There is no doubt that for those who have real alcohol dependency problems, the choices are very limited. There are no rehabilitation units or help to lure people away from alcohol, just prohibition.

Under the NT intervention, half of all welfare payments are now quarantined. Once rent and other essentials are taken into account there is often no money left. Nothing is left for treats for kids, shoes, clothes or birthday presents - nothing left of individual choice.

In Alice, if you go shopping on food voucher day you will see an apartheid-like system of separate aisles for proscribed store card holders. When I tried to join a card-holders queue out of a sense of solidarity, I was told to get in the other aisle.

"The white aisle", I thought to myself. However, Aboriginal people who do not come under the intervention laws can join that lane, so I guess it is for whites and honourary whites. Nothing like a bit of divide-and-conquer to keep people quiet.

The Rudd government is moving to quarantine all welfare payments. I shudder to think of the implications.

It is hot in Alice and I don't mind a cooling drink, so I've made a few treks to the bottlo. The first thing I noticed was that you have to show picture ID to buy grog now, even just one stubby. Every purchase of alcohol is also recorded.

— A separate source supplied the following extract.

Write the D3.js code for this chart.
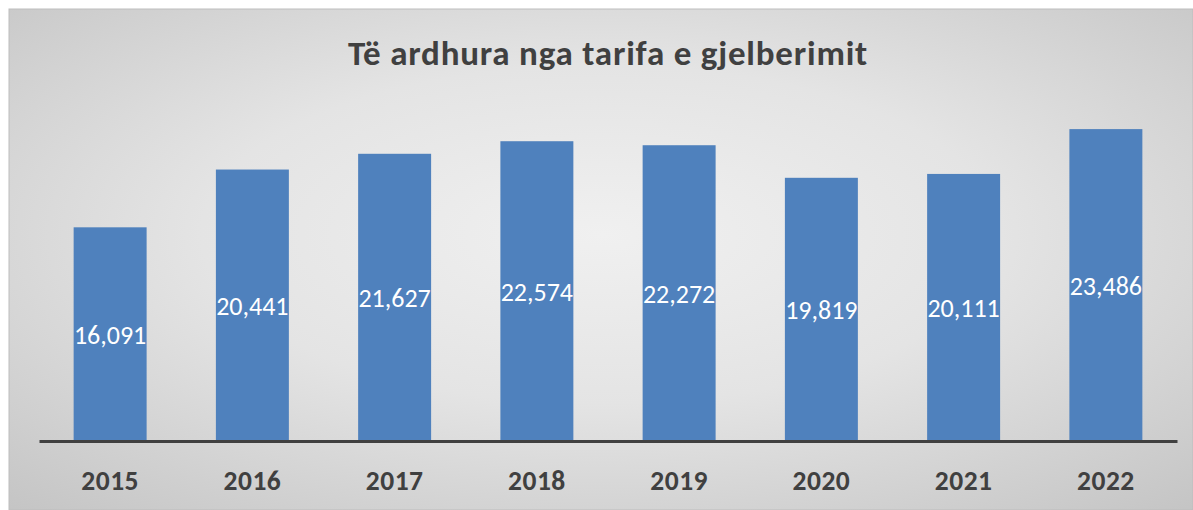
<!DOCTYPE html>
<html><head><meta charset="utf-8">
<script src="https://cdn.jsdelivr.net/npm/d3@7"></script>
<style>body{margin:0;background:#fff}svg{display:block}</style>
</head><body>
<svg id="c" width="1193" height="510"></svg>
<script>
const categories = ["2015","2016","2017","2018","2019","2020","2021","2022"];
const values = [16091,20441,21627,22574,22272,19819,20111,23486];
const title = "Të ardhura nga tarifa e gjelberimit";

const svg = d3.select("#c");
const defs = svg.append("defs");
const grad = defs.append("radialGradient").attr("id","bg")
  .attr("cx","50%").attr("cy","45%").attr("r","75%");
grad.append("stop").attr("offset","0%").attr("stop-color","#f0f0f0");
grad.append("stop").attr("offset","45%").attr("stop-color","#e4e4e4");
grad.append("stop").attr("offset","100%").attr("stop-color","#c4c4c4");

svg.append("rect").attr("x",9).attr("y",9).attr("width",1184).attr("height",501)
  .attr("fill","url(#bg)").attr("stroke","#bdbdbd").attr("stroke-width",1);

const font = "Carlito, Lato, 'Open Sans', sans-serif";
const x = d3.scaleBand().domain(categories).range([39,1177]).paddingInner(0.487).paddingOuter(0.2435);
const y = d3.scaleLinear().domain([0,25000]).range([441,109]);

svg.append("text").attr("x",608).attr("y",65).attr("text-anchor","middle")
  .attr("font-family",font).attr("font-weight","bold").attr("font-size",35)
  .attr("letter-spacing",0.8)
  .attr("fill","#404040").text(title);

svg.selectAll(".bar").data(values).join("rect")
  .attr("x",(d,i)=>x(categories[i])).attr("y",d=>y(d))
  .attr("width",x.bandwidth()).attr("height",d=>y(0)-y(d))
  .attr("fill","#4f81bd");

svg.selectAll(".lbl").data(values).join("text")
  .attr("x",(d,i)=>x(categories[i])+x.bandwidth()/2)
  .attr("y",d=>(y(d)+y(0))/2).attr("dy","0.38em")
  .attr("text-anchor","middle").attr("font-family",font).attr("font-size",26)
  .attr("fill","#ffffff").text(d=>d3.format(",")(d));

const ax = svg.append("g").attr("transform",`translate(0,${y(0)})`)
  .call(d3.axisBottom(x).tickSize(0).tickPadding(30));
ax.select(".domain").attr("stroke","#404040").attr("stroke-width",3);
ax.selectAll("text").attr("dy",null).attr("y",49)
  .attr("font-family",font).attr("font-weight","bold").attr("letter-spacing",0.5)
  .attr("font-size",27.5).attr("fill","#404040");
</script>
</body></html>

At last, I thought, they are keeping track of the amount of grog that Territorians drink. But no, they couldn't give a fig how much people drink; it's all about controlling what some of them drink.

When I went to a retail outlet at 4pm one day to buy a two-litre cask of wine for a sup over dinner and a bottle of green ginger wine to make my favourite dessert, I was told that neither could be bought until after 6pm. I tried to argue, asking whether I could buy brandy for my dessert instead and the answer was yes. In fact, I could buy enough brandy to make dessert for an army, and scotch and vodka too, indeed any spirits.

And I could buy wine by the bottle too, as much as I wanted so long as I showed ID and signed a statement saying I wouldn't on-sell it to Aboriginal people.

Surely, I asked the store worker, a carton of whiskey is worse for you than a two-litre cask of wine? Then it dawned: green ginger wine, like port, is fairly cheap and is fortified. Blackfellas drink it. They drink cheap cask wine too.

Another facet of the intervention that is unfathomable to me is the practice of erecting signs outside people's homes marking them out as part of a prescribed area. They are like giant bar codes, telling everyone passing by and the inhabitants that the people living behind the signs are different, implied boozers and users of pornography.

It doesn't matter if it is a house full of women and children, there is no getting away from the implications of the sign.

So given all that taxpayers' money, all that inconvenience, not to mention the total inhumanity of it all, is the intervention working? If it is, it is not evident. But prohibition has never worked, anywhere.

One side effect, though, has been the large number of Aboriginal families who have left Alice.

For prescribed people, the intervention follows them, even interstate. However, many Aboriginal people who live in private accommodation, do not receive Centrelink payments and therefore do not come under the prohibitive rules of the intervention, have family members who do.

Providing alcohol to a prescribed person is illegal, even if that person is your brother, cousin, daughter or whoever, and even if you used to regularly have a few beers with them around the barbeque on a weekend. Now, when your relatives turn up for the regular barbie, you can be fined for giving them a drink, and jailed if you repeat this "offense".

Rather than accept the indignity and shame of it all, families have quit their jobs, pulled their kids out of school and left for friendlier environments.

Nothing good can ever come from racism and the NT intervention is racist in the extreme.